The Machine de Marly was a prominent local landmark, and became a common subject for the Impressionists such as Sisley, Camille Pissarro and Gustave Caillebotte who, like Sisley, also captured the pumping station in 1875. Commissioned by Louis XIV in 1681, the station was designed to lift water from the river Seine some 154 metres to supply the basins and fountains of the parks at Marly and Versailles. Originally made of iron and wood, the cumbersome structure was replaced between 1855 and 1859 by Napoleon III with an edifice which consisted of a stone dyke, a brick shed and a steam-driven pumping house, topped by a tall chimney.

The present work from 1875, La Machine de Marly et le barrage, Bougival offers a view of the pumping station at Marly and speaks to Sisley’s fascination with the subject and its surrounding banks of the river Seine. Sisley positioned himself on the opposite side of the river to capture the pumping house from across, offering a wide perspective which incorporated the full width of the river Seine. Although the machine prominently features in the work, the landscape in itself and its purity was important to Sisley. By positioning the building to the far left of the composition, he brought attention to the blues of the vast sky and the wide river. The dominance of the sky and the water is intentional and offers an opportunity to convey particular mood and atmosphere of calming haziness beaming from the painting. ‘Sisley considers correctly that it is the sky which ought to be the means by which the shape of objects is described for the sky should not be solely a backdrop for painting – on the contract, its many layers define the depth in a painting’ (quoted in M.A. Stevens, op. cit., p. 116).

Sisley succeeded in capturing the tranquillity and peacefulness of the Machine de Marly and its surroundings by treating the subject with a gentle and considerate approach. The structures of the pumping station, which in its very nature may be harsh, here appear almost as ethereal and transient as in its impressively captured reflection in the river, broken down into hundreds of strokes. By incorporating the river’s whole width into the composition, Sisley created an area for exploring the intricacy and yet a slight frivolousness of the reflection itself.

Sisley drew upon the subject of the Machine de Marly for at least six other paintings, one of which, painted in 1876, is currently in the collection of the Museum of Fine Arts in Boston. Positioning the building of the pumping station in different parts of the canvas with a different degree of focus and using it as a closing device in the background of two views of the river Seine lends itself to Sisley’s procedure of ‘mapping’. According to Stevens ‘this persistent investigation of a specific motif and its relationship to a larger landscape can be seen as part of Sisley’s procedure for ‘mapping’ his visual and personal landscapes’ (M.A. Stevens, op. cit., p. 122).

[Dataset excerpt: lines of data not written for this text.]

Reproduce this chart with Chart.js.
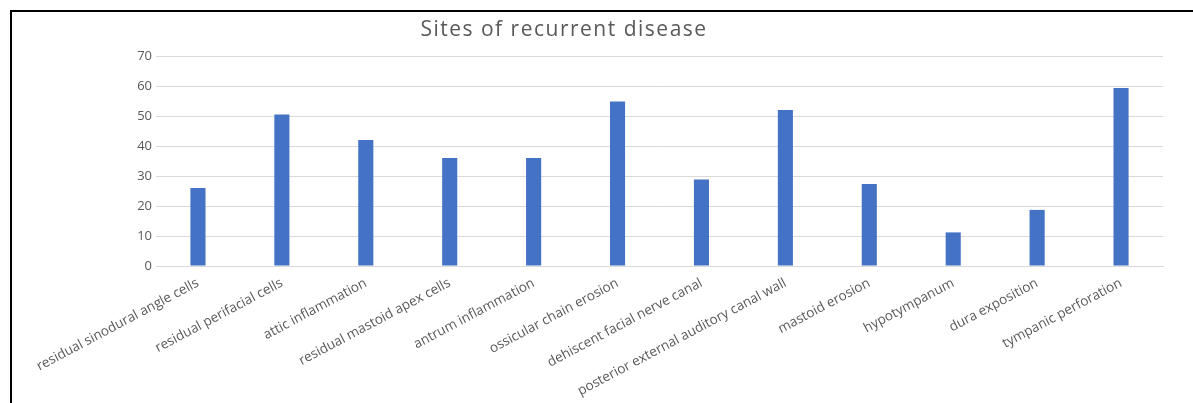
<!DOCTYPE html>
<html>
<head>
<meta charset="utf-8">
<script src="https://cdn.jsdelivr.net/npm/chart.js@4"></script>
<style>
  html, body { margin: 0; padding: 0; background: #fff; overflow: hidden; }
  #wrap { position: relative; width: 1193px; height: 403px; }
  #frame { position: absolute; left: 10px; top: 10px; width: 1300px; height: 500px; border: 2px solid #000; box-sizing: border-box; }
  #title { position: absolute; left: 0; top: 14px; width: 1128px; text-align: center; letter-spacing: 1.5px;
           font-family: "Open Sans", sans-serif; font-size: 21px; color: #595959; }
  #box { position: absolute; left: 0; top: 0; width: 1193px; height: 403px; }
</style>
</head>
<body>
<div id="wrap">
  <div id="frame"></div>
  <div id="box"><canvas id="sites"></canvas></div>
  <div id="title">Sites of recurrent disease</div>
</div>
<script>
const labels = ["residual sinodural angle cells", "residual perifacial cells", "attic inflammation",
  "residual mastoid apex cells", "antrum inflammation", "ossicular chain erosion",
  "dehiscent facial nerve canal", "posterior external auditory canal wall", "mastoid erosion",
  "hypotympanum", "dura exposition", "tympanic perforation"];
const values = [26, 50.5, 42, 36, 36, 54.8, 28.8, 52, 27.3, 11.2, 18.7, 59.3];
const yTicks = [0, 10, 20, 30, 40, 50, 60, 70];

var ctx = document.getElementById("sites").getContext("2d");
let options = {
  responsive: true,
  maintainAspectRatio: false,
  animation: false,
  layout: { padding: { left: 10, top: 56, right: 30, bottom: 0 } },
  plugins: {
    legend: { display: false },
    tooltip: { enabled: false }
  },
  scales: {
    x: {
      grid: { display: false },
      border: { color: "#d9d9d9" },
      ticks: {
        autoSkip: false,
        minRotation: 28,
        maxRotation: 28,
        padding: 1,
        color: "#595959",
        font: { family: "Open Sans", size: 13.5 }
      },
      afterFit: function (scale) { scale.height = 137; }
    },
    y: {
      min: 0,
      max: 70,
      afterBuildTicks: function (scale) { scale.ticks = yTicks.map(v => ({ value: v })); },
      grid: { color: "#d9d9d9", drawTicks: false },
      border: { display: false },
      ticks: {
        padding: 4,
        color: "#595959",
        font: { family: "Open Sans", size: 13 }
      },
      afterFit: function (scale) { scale.width = 146; }
    }
  }
};

new Chart(ctx, {
  type: "bar",
  data: {
    labels: labels,
    datasets: [{
      data: values,
      backgroundColor: "#4472C4",
      categoryPercentage: 1,
      barPercentage: 0.18
    }]
  },
  options: options
});
</script>
</body>
</html>
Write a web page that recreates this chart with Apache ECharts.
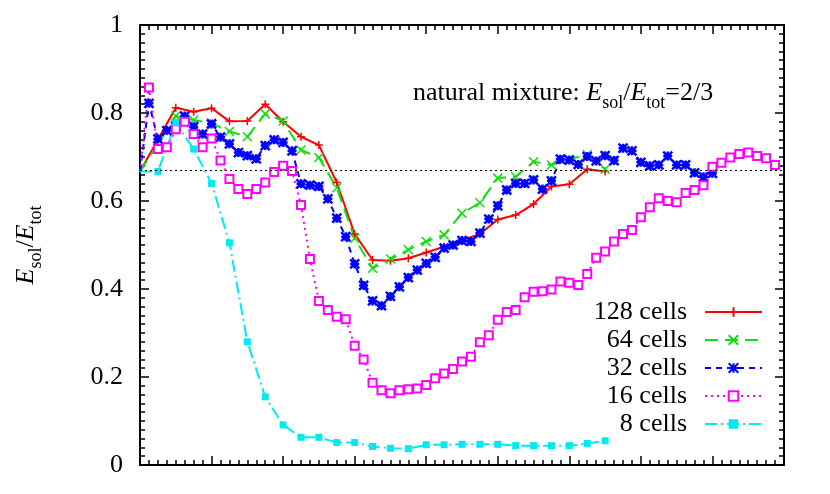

The paintings that Sisley executed at Marly between 1875 and 1877 are widely considered some of the most beautiful and impressive of the artist's career. Richard Shone calls this ‘the period of some of his greatest landscapes’ (R. Shone, Sisley, London, 1992, p. 85) and Christopher Lloyd regards them as ‘some of the finest pictures in his [Sisley’s] œuvre ’ (C. Lloyd ‘Marly-le-Roi and Sevres: 1875-1880,’ in M.A. Stevens, op. cit., p. 149).